Resistance is Futile

It could be that some sort of resistance has been formed that made spot on treatments less effective as it should be. Also, I’ve experienced scenarios where I applied the spot on and the same brand of spray a week later, the spray did not work as effectively as before. Luckily, I had another brand of flea and tick spray with me and it worked quite well in the end.

Apart from having a different brand, it’s useful to note that you should have different active ingredients as well. Try switching around Fipronil, permethrins, Pyrethrins, as well as natural alternatives like Etofenprox. Neem and eucalyptus are more of a preventive measure than an insecticide. But if you have the patience and is meticulous enough to give your dog thorough checks, then of course I would recommend using natural alternatives.

I Will Find You, And I Will Kill You

Even after applying flea and tick products, it is still necessary to give your pets a thorough check to remove any dead creepers as well as to see if there’re still any live ones. It would really help if you pet has a short coat. If it doesn’t, I would recommend you bring it to a pet a stylist and get it trimmed short for ease of checking. Don’t give yourself too much credit for being meticulous. I even have problems finding those pesky ticks on my Maltese.  The animals’ health should be of top priority and it’s looks should come later.

If there’s really a lot of ticks on the body, you may request your pet groomer to remove the ticks for a charge. Just make sure the services includes the physical removal of the ticks rather than just soaking your poor dog in a chemical dip and just letting the ticks die attached to Fido. Worse still, sometimes they wouldn’t even die.

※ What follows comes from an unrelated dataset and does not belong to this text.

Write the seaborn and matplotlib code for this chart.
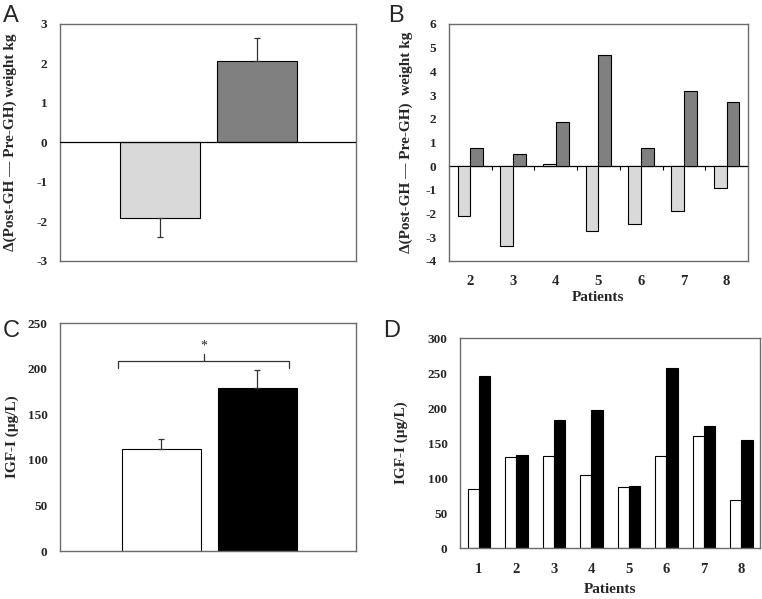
"""
Four-panel GH figure: weight change (A, B) and IGF-I (C, D).
"""

import numpy as np
import pandas as pd
import matplotlib
matplotlib.use("Agg")
import matplotlib.pyplot as plt
import seaborn as sns

OUTPUT_PNG = "out.png"

# ── Data ─────────────────────────────────────────────────────────────────────
# Panel A: mean weight change, pre vs post
A_GROUPS = ["Pre", "Post"]
A_MEAN   = [-1.90, 2.05]
A_ERR    = [-0.50, 0.60]          # one-sided (sign gives direction)

# Panel B: weight change per patient
B_PATIENTS = ["2", "3", "4", "5", "6", "7", "8"]
B_PRE      = [-2.10, -3.35, 0.10, -2.72, -2.45, -1.88, -0.92]
B_POST     = [0.75, 0.52, 1.88, 4.70, 0.75, 3.17, 2.72]

# Panel C: mean IGF-I
C_GROUPS = ["Pre", "Post"]
C_MEAN   = [112, 179]
C_ERR    = [11, 19]

# Panel D: IGF-I per patient
D_PATIENTS = ["1", "2", "3", "4", "5", "6", "7", "8"]
D_PRE      = [84, 130, 131, 104, 87, 131, 160, 69]
D_POST     = [246, 133, 183, 197, 88, 257, 175, 154]

# ── Style ────────────────────────────────────────────────────────────────────
LIGHT     = "#d9d9d9"
DARK      = "#808080"
BOX       = "#6b6b6b"
SERIF     = ["Liberation Serif", "DejaVu Serif"]
TICK_FS   = 9.5
XTICK_FS  = 10.5
LABEL_FS  = 11
WEIGHT_LABEL_A = "\u0394(Post-GH \u2014 Pre-GH) weight kg"
WEIGHT_LABEL_B = "\u0394(Post-GH \u2014 Pre-GH)  weight kg"
IGF_LABEL = "IGF-I (\u00b5g/L)"


def _style_axis(ax, ylim, yticks):
    ax.set_ylim(*ylim)
    ax.set_yticks(yticks)
    ax.set_yticklabels([str(t) for t in yticks], fontsize=TICK_FS,
                       fontweight="bold", family=SERIF)
    ax.tick_params(axis="y", direction="out", length=3, width=0.8,
                   color=BOX, pad=6)
    for s in ax.spines.values():
        s.set_visible(True)
        s.set_color(BOX)
        s.set_linewidth(1.0)
    ax.set_facecolor("white")
    ax.grid(False)


def _ylabel(ax, text, xpos):
    ax.set_ylabel(text, fontsize=LABEL_FS, fontweight="bold", family=SERIF)
    ax.yaxis.set_label_coords(xpos, 0.5)


def _xlabel(ax, text, ypos):
    ax.set_xlabel(text, fontsize=LABEL_FS, fontweight="bold", family=SERIF)
    ax.xaxis.set_label_coords(0.5, ypos)


def _panel_letter(fig, x, y, s):
    fig.text(x, y, s, fontsize=17, family=["Liberation Sans", "DejaVu Sans"],
             ha="left", va="top")


# ── Panel A ──────────────────────────────────────────────────────────────────
def plot_a(ax):
    sns.barplot(x=A_GROUPS, y=A_MEAN, hue=A_GROUPS, order=A_GROUPS,
                palette=[LIGHT, DARK], width=0.83, edgecolor="black",
                linewidth=0.8, errorbar=None, legend=False, ax=ax)
    x = np.arange(len(A_GROUPS))
    for xi, m, e in zip(x, A_MEAN, A_ERR):
        lo, hi = (abs(e), 0) if e < 0 else (0, e)
        ax.errorbar(xi, m, yerr=[[lo], [hi]], fmt="none", ecolor="#333333",
                    elinewidth=0.9, capsize=2.5, capthick=0.9)
    ax.axhline(0, color="black", linewidth=0.9, zorder=3)
    ax.set_xlim(-1.04, 2.03)
    ax.set_xticks([])
    ax.set_xlabel("")
    _style_axis(ax, (-3, 3), list(range(-3, 4)))
    _ylabel(ax, WEIGHT_LABEL_A, -0.145)


# ── Panel B ──────────────────────────────────────────────────────────────────
def plot_b(ax):
    df = pd.DataFrame({
        "patient": B_PATIENTS * 2,
        "delta": B_PRE + B_POST,
        "phase": ["Pre"] * len(B_PATIENTS) + ["Post"] * len(B_PATIENTS),
    })
    sns.barplot(data=df, x="patient", y="delta", hue="phase",
                order=B_PATIENTS, hue_order=["Pre", "Post"],
                palette=[LIGHT, DARK], width=0.6, edgecolor="black",
                linewidth=0.8, errorbar=None, legend=False, ax=ax)
    ax.set_xlim(-0.5, len(B_PATIENTS) - 0.5)
    _style_axis(ax, (-4, 6), list(range(-4, 7)))
    ax.set_xticks(range(len(B_PATIENTS)))
    ax.set_xticklabels(B_PATIENTS, fontsize=XTICK_FS, fontweight="bold",
                       family=SERIF)
    ax.tick_params(axis="x", length=0, pad=10)
    # zero axis with category separators
    zero = ax.secondary_xaxis(0.4)
    zero.set_xticks(np.arange(0.5, len(B_PATIENTS) - 0.5, 1.0))
    zero.set_xticklabels([])
    zero.tick_params(axis="x", direction="out", length=3, width=0.8,
                     color="black")
    for s in zero.spines.values():
        s.set_color("black")
        s.set_linewidth(0.9)
    _ylabel(ax, WEIGHT_LABEL_B, -0.12)
    _xlabel(ax, "Patients", -0.125)


# ── Panel C ──────────────────────────────────────────────────────────────────
def plot_c(ax):
    sns.barplot(x=C_GROUPS, y=C_MEAN, hue=C_GROUPS, order=C_GROUPS,
                palette=["white", "black"], width=0.82, edgecolor="black",
                linewidth=0.8, errorbar=None, legend=False, ax=ax)
    x = np.arange(len(C_GROUPS))
    ax.errorbar(x, C_MEAN, yerr=[[0] * len(C_ERR), C_ERR], fmt="none",
                ecolor="#333333", elinewidth=0.9, capsize=2.5, capthick=0.9)
    ax.set_xlim(-1.057, 2.026)
    _style_axis(ax, (0, 250), list(range(0, 251, 50)))
    ax.set_xticks(list(ax.get_xlim()))
    ax.set_xticklabels([])
    ax.tick_params(axis="x", direction="out", length=3, width=0.8, color=BOX)
    ax.set_xlabel("")
    _ylabel(ax, IGF_LABEL, -0.14)

    # significance bracket
    xl, xr, xm = -0.45, 1.33, 0.44
    yb, ye, yt = 208, 201, 216
    ax.plot([xl, xl, xr, xr], [ye, yb, yb, ye], color="#333333", lw=0.9,
            solid_joinstyle="round")
    ax.plot([xm, xm], [yb, yt], color="#333333", lw=0.9)
    ax.text(xm, yt + 2, "*", ha="center", va="bottom", fontsize=10,
            family=SERIF)


# ── Panel D ──────────────────────────────────────────────────────────────────
def plot_d(ax):
    df = pd.DataFrame({
        "patient": D_PATIENTS * 2,
        "igf": D_PRE + D_POST,
        "phase": ["Pre"] * len(D_PATIENTS) + ["Post"] * len(D_PATIENTS),
    })
    sns.barplot(data=df, x="patient", y="igf", hue="phase",
                order=D_PATIENTS, hue_order=["Pre", "Post"],
                palette=["white", "black"], width=0.6, edgecolor="black",
                linewidth=0.8, errorbar=None, legend=False, ax=ax)
    ax.set_xlim(-0.5, len(D_PATIENTS) - 0.5)
    _style_axis(ax, (0, 300), list(range(0, 301, 50)))
    ax.set_xticks(range(len(D_PATIENTS)))
    ax.set_xticklabels(D_PATIENTS, fontsize=XTICK_FS, fontweight="bold",
                       family=SERIF)
    ax.set_xticks(np.arange(-0.5, len(D_PATIENTS), 1.0), minor=True)
    ax.tick_params(axis="x", which="major", length=0, pad=11)
    ax.tick_params(axis="x", which="minor", direction="out", length=3,
                   width=0.8, color=BOX)
    _ylabel(ax, IGF_LABEL, -0.172)
    _xlabel(ax, "Patients", -0.168)


# ── Main ─────────────────────────────────────────────────────────────────────
def main():
    sns.set_theme(style="white")
    plt.rcParams["font.family"] = ["Liberation Serif", "DejaVu Serif"]

    fig = plt.figure(figsize=(7.62, 5.99), dpi=100)
    fig.patch.set_facecolor("white")

    ax_a = fig.add_axes([0.0787, 0.5643, 0.3885, 0.3957])
    ax_b = fig.add_axes([0.5892, 0.5643, 0.3924, 0.3957])
    ax_c = fig.add_axes([0.0787, 0.0801, 0.3885, 0.3806])
    ax_d = fig.add_axes([0.6037, 0.0851, 0.3937, 0.3506])

    plot_a(ax_a)
    plot_b(ax_b)
    plot_c(ax_c)
    plot_d(ax_d)

    _panel_letter(fig, 0.004, 0.992, "A")
    _panel_letter(fig, 0.510, 0.992, "B")
    _panel_letter(fig, 0.004, 0.466, "C")
    _panel_letter(fig, 0.503, 0.466, "D")

    fig.savefig(OUTPUT_PNG, dpi=100, facecolor="white")
    plt.close(fig)


if __name__ == "__main__":
    main()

As a word of caution, do not let your pet groomer charge you by the number of ticks removed. It’s a good indication that the groomer is a rip-off. Charges for a small dog is usually $20-$30, maybe $40 tops (rarely), if the condition is really bad.

How to remove them

how to remove a tickOther than keeping a keen eye during daily grooming sessions, a particularly good time to groom for ticks is after bathing your dog and its body is still wet. The coat would stick would stick together and close to the skin, giving you a better view of the skin. If your dog’s coat is just a centimeter long, you can use a flea comb and by placing it almost flat against the dog’s skin, comb against the lay of the coat. Remove any ticks you have found on the flea comb with sticky tape.

Otherwise, you can use a strong hair dryer, set it to cool and use it to part the dog’s hair. Remove the tick  by holding the tick at the mouth and pulling straight up. Squeezing the tick or killing it whilst on the skin will risk releasing toxins and pathogens into your pet.

If you do find baby ticks crawling around your house, try to find where they hatched. But unfortunately, fogging your house is usually the solution.

Prevention is better than cure

Ticks usually wait on grasses for animals to pass by and latch on them. But I also have owners who let their pets roam around without having any tick problems. Similarly, I have also found that there are areas around my house where my dog commonly get ticks from. After I change the walking route, my dogs seldom got ticks any more.

For topical prevention, mix water, a few drops of dog shampoo, neem oil and eucalyptus oil into a bottle and apply over their body. Towel lightly and dry them as usual. This method usually lasts two days tops.

Remember, keep your pets away from grass, apply flea and tick spray every 3-4 days and check everyday.